Jascha Sohl-Dickstein - Adversarial examples transfer from machines to humans

Transcript

I'm Jascha. I'm gonna tell you that adversarial examples transfer from

image models to the human brain. Snd due to time, let's just move on.

One of my personal largest fears about AI in the medium term future is that it will allow targeted

manipulation of people. And I think as the capabilities of the AI increase,

so will the power of the manipulation that can be achieved.

Sometimes I find that I spend, like, two hours straight,

scrolling on Twitter with one finger and I'm like, what did I just do?

Twitter is a dead stupid ML algorithm rearranging pre-existing content.

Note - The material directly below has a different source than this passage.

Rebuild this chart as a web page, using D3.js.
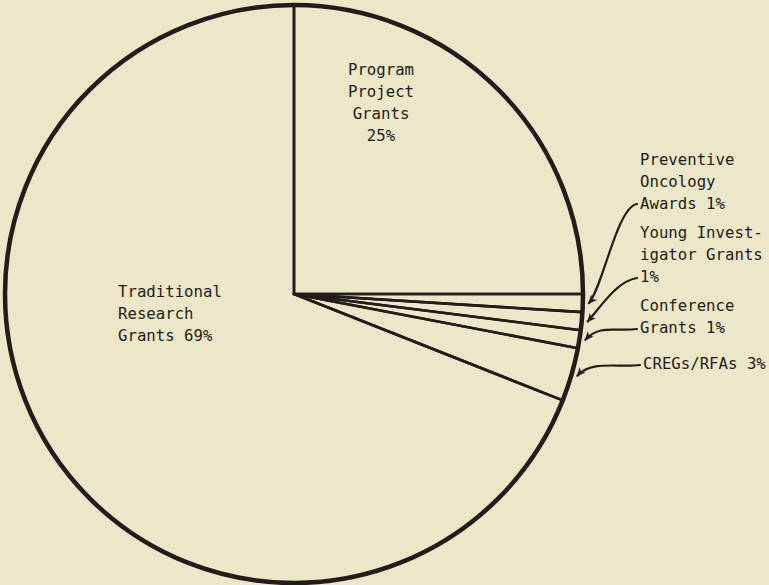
<!DOCTYPE html>
<html>
<head>
<meta charset="utf-8">
<script src="https://cdn.jsdelivr.net/npm/d3@7"></script>
<style>
  html, body { margin: 0; padding: 0; background: #ebe7c8; }
  svg { display: block; }
  text { font-family: "DejaVu Sans Mono", monospace; font-size: 15.7px; fill: #1f1b17; }
</style>
</head>
<body>
<div id="chart"></div>
<script>
// slices, clockwise from 12 o'clock
var categories = ["Program Project Grants", "Preventive Oncology Awards", "Young Investigator Grants",
                  "Conference Grants", "CREGs/RFAs", "Traditional Research Grants"];
var values = [25, 1, 1, 1, 3, 69];
var labelLines = [
  ["Program", "Project", "Grants", "25%"],
  ["Preventive", "Oncology", "Awards 1%"],
  ["Young Invest-", "igator Grants", "1%"],
  ["Conference", "Grants 1%"],
  ["CREGs/RFAs 3%"],
  ["Traditional", "Research", "Grants 69%"]
];

var width = 769, height = 585,
    cx = 294, cy = 294, radius = 289,
    line_h = 22,
    ink = "#221d18";

// where each label block sits, and where its arrow starts (null = no arrow)
var labelPos = [
  {x: 381, y: 75,  anchor: "middle", from: null},
  {x: 640, y: 165, anchor: "start",  from: [637, 204]},
  {x: 640, y: 238, anchor: "start",  from: [637, 278]},
  {x: 640, y: 311, anchor: "start",  from: [637, 329]},
  {x: 643, y: 369, anchor: "start",  from: [640, 365]},
  {x: 118, y: 297, anchor: "start",  from: null}
];

var svg = d3.select("#chart").append("svg")
  .attr("width", width)
  .attr("height", height);

svg.append("rect").attr("width", width).attr("height", height).attr("fill", "#ebe7c8");

svg.append("defs").append("marker")
  .attr("id", "head")
  .attr("viewBox", "0 -5 10 10")
  .attr("refX", 9).attr("refY", 0)
  .attr("markerWidth", 9).attr("markerHeight", 9)
  .attr("markerUnits", "userSpaceOnUse")
  .attr("orient", "auto")
  .append("path")
  .attr("d", "M0,-4.5L10,0L0,4.5L3,0Z")
  .attr("fill", ink);

var pie = d3.pie().sort(null).value(function (d) { return d; });
var arcs = pie(values);

var arc = d3.arc().innerRadius(0).outerRadius(radius);

var g = svg.append("g").attr("transform", "translate(" + cx + "," + cy + ")");

g.selectAll("path.slice")
  .data(arcs).enter().append("path")
  .attr("class", "slice")
  .attr("d", arc)
  .attr("fill", "none")
  .attr("stroke", ink)
  .attr("stroke-width", 2.6)
  .attr("stroke-linejoin", "round");

// heavier outer rim
g.append("circle")
  .attr("r", radius)
  .attr("fill", "none")
  .attr("stroke", ink)
  .attr("stroke-width", 4.5);

// curly arrows from the small labels to their slices
arcs.forEach(function (d, i) {
  var p = labelPos[i];
  if (!p.from) return;
  var a = (d.startAngle + d.endAngle) / 2,
      tx = cx + (radius + 4) * Math.sin(a),
      ty = cy - (radius + 4) * Math.cos(a),
      sx = p.from[0], sy = p.from[1],
      dir = ty > sy ? 1 : -1;
  var path = d3.path();
  path.moveTo(sx, sy);
  path.bezierCurveTo(sx - 20, sy + 3 * dir, tx + 16, ty - 16 * dir, tx + 2, ty);
  svg.append("path")
    .attr("d", path.toString())
    .attr("fill", "none")
    .attr("stroke", ink)
    .attr("stroke-width", 2.2)
    .attr("stroke-linecap", "round")
    .attr("marker-end", "url(#head)");
});

// label blocks
labelLines.forEach(function (lines, i) {
  var p = labelPos[i];
  svg.append("text")
    .attr("text-anchor", p.anchor)
    .selectAll("tspan")
    .data(lines).enter().append("tspan")
    .attr("x", p.x)
    .attr("y", function (d, j) { return p.y + j * line_h; })
    .text(function (d) { return d; });
});
</script>
</body>
</html>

I think if you were able to generate live the video, audio, and text targeted at my particular brain from my history of online interactions,

I wouldn't stand a chance. I will be as addicted or as outraged or buy whatever

brand of soda you tell me to buy... So I'm really worried about this. I think maybe adversarial examples

provide maybe a motivating example that this kind of extraordinarily targeted control is possible

of a neural system. Here, for instance, you like have a small perturbation you can add to an image which convinces a machine vision

classifier of absolutely anything you want it to believe. In this case that a bear is a truck.

But humans are not artificial neural networks. So does this actually apply to us?

Let's run an experiment. So what we're going to do is...

we actually ran a whole suite of different experimental conditions, but I'm just going to describe one in the, in the talk.

We had subjects look at a screen and we showed them two images and we said,

OK, which of these two images makes you think it's more like a cat?

And of course, neither of them is a cat but, but you still, you have to choose one of the two images.

We can try this ourselves. Raise your hand if you think the image on the left looks more like a cat.

OK. And now raise your hand if you think the image on the right looks more like a cat.

So that's actually a surprisingly effective demonstration because I would say there is about 50% more

hands raised for the image on the right.

And in fact, the image on the right has been adversarial perturbed in order to make computer

vision algorithms believe that it is a cat, while,

the image on the left has been adversarial perturbed to make computer vision algorithms think that

it is a truck. I actually am doing better on time. So I'm going to just leave these up for like five seconds.

You can like try to find differences. This is an epsilon equals two perturbation.

Let me just show you our results. The results are that in fact, subtle adversarial manipulations that work on an ensemble

of computer vision algorithms after additional like geometric augmentation transfer to humans. Here, this plot,

the X axis is the perturbation magnitude of the adversarial example. The effect gets stronger,

the larger the perturbation you allow. The image you saw was perturbation magnitude two.

The dashed line is chance performance and the Y-axis is how much we are able to bias human perception.

And you can see even in epsilon equals two, it's like a 2 to 3% bias in in human perception.

This is super cool scientifically maybe because it suggests that there are

even closer and more surprising correspondences between subtle

behaviors of artificial neural networks and the human brain. It's also maybe quite worrying

because it suggests that some of the more sci-fi strong targeted manipulations that we are able to do in order to make artificial

neural networks behave in bad ways also transfer to some degree to the

human brain and the human brain may be susceptible to similar things.

So we should worry more about manipulative superstimuli targeted at us.